In tax year 2010 (the most recent year for which figures are available) nearly 3.4 million taxpayers claimed the home office deduction.
Mortgage insurance premiums
You may be able to deduct the premiums paid for private mortgage insurance for your principal residence and for a non-rental second home.
The deduction begins to phase out once your adjusted gross income reaches $100,000 ($50,000 for married filing separately). In general, you can deduct the premiums paid for the current tax year only. A qualified tax adviser can provide information about rules for mortgage insurance provided by the Federal Housing Administration, Department of Veterans Affairs and Rural Housing Service.
Home improvement loan interest
If you’ve taken out a loan to make improvements on your home, you may be able to deduct the interest on this loan. Qualifying loans are those taken out to add “capital improvements” to your home, meaning the improvement must increase your home’s value, adapt it to new uses or extend its life. New carpeting or painting are not considered capital improvements, while adding a garage, installing a water heater or building a deck are all examples of capital improvements.

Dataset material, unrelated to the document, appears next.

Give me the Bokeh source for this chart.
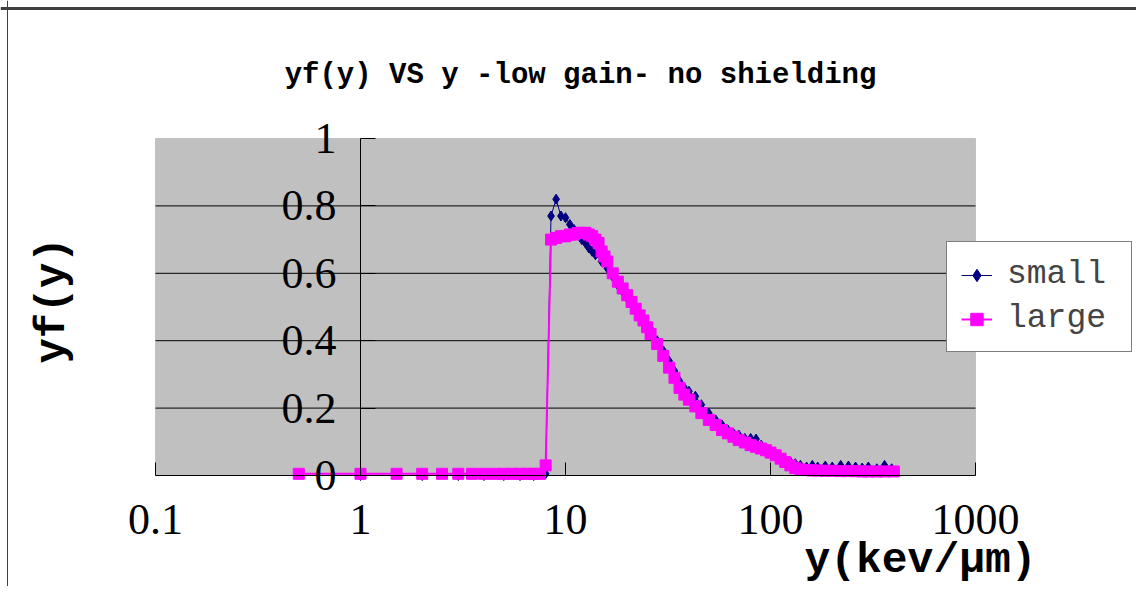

Construction loan interest
If you take out a construction loan to build a home, you may qualify to deduct the interest. The IRS only allows a deduction for mortgage interest if the loan relates to a “qualified” home, which means it must either be your principal residence or a vacation home that you will use for personal purposes. You can only use this deduction for the first 24 months of the loan, even if the actual construction takes longer.
via “Own a Home? Check Out These 8 Tax Breaks” at Zillow.com
Remembering to include these homeowner tax deductions can mean more money in your pocket for 2013. If you are lucky enough to come out with a small (or large) chunk of change, consider using it to upgrade or improve your home. A small investment in your home can mean a large investment in your home’s future value.